Usually we won’t know the rest of the story. We will have no idea what impact our obedience to give has on the life of others. And honestly, the stories don’t always have good endings. In Ashley’s case, it may have saved her life when people supported Margaret through a difficult season. In other cases an act of giving may save someone from despair, loneliness, hopelessness or just a bad day.

Ashley is now a person who gives sacrificially to others because of Margaret’s courage and because people gave to them at a vulnerable time years ago.

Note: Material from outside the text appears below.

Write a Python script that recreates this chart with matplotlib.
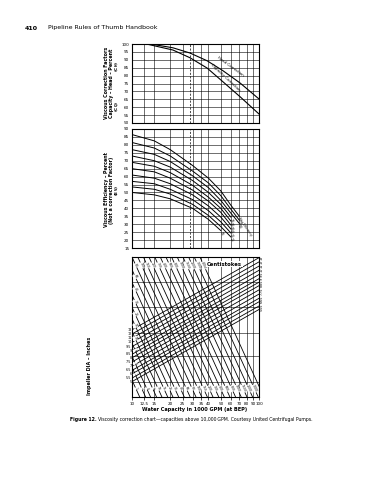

Casper, Ashley and Zoe Steenkamp--Missionaries to South Africa

Casper, Ashley and Zoe Steenkamp–Missionaries to South Africa

Our own family stories continue to be woven together–she taught two of our boys in pre-AP Chemistry and her family has met in our house for the past two years for a Sunday night church group. My husband trained Casper and Ashley’s mission team, another supporting role woven into their story. Last month they moved to South Africa, Casper’s home country, where they will share God’s love through sports ministry (check out their website at TeamSouthAfrica).

Ashley’s story has many chapters yet to be written. But I hope that this small chapter, this “chance meeting” when both of our stories intersected again, will encourage you, as it has me, to keep giving. Because life is precious.

And you never know how you will impact the rest of someone’s life story.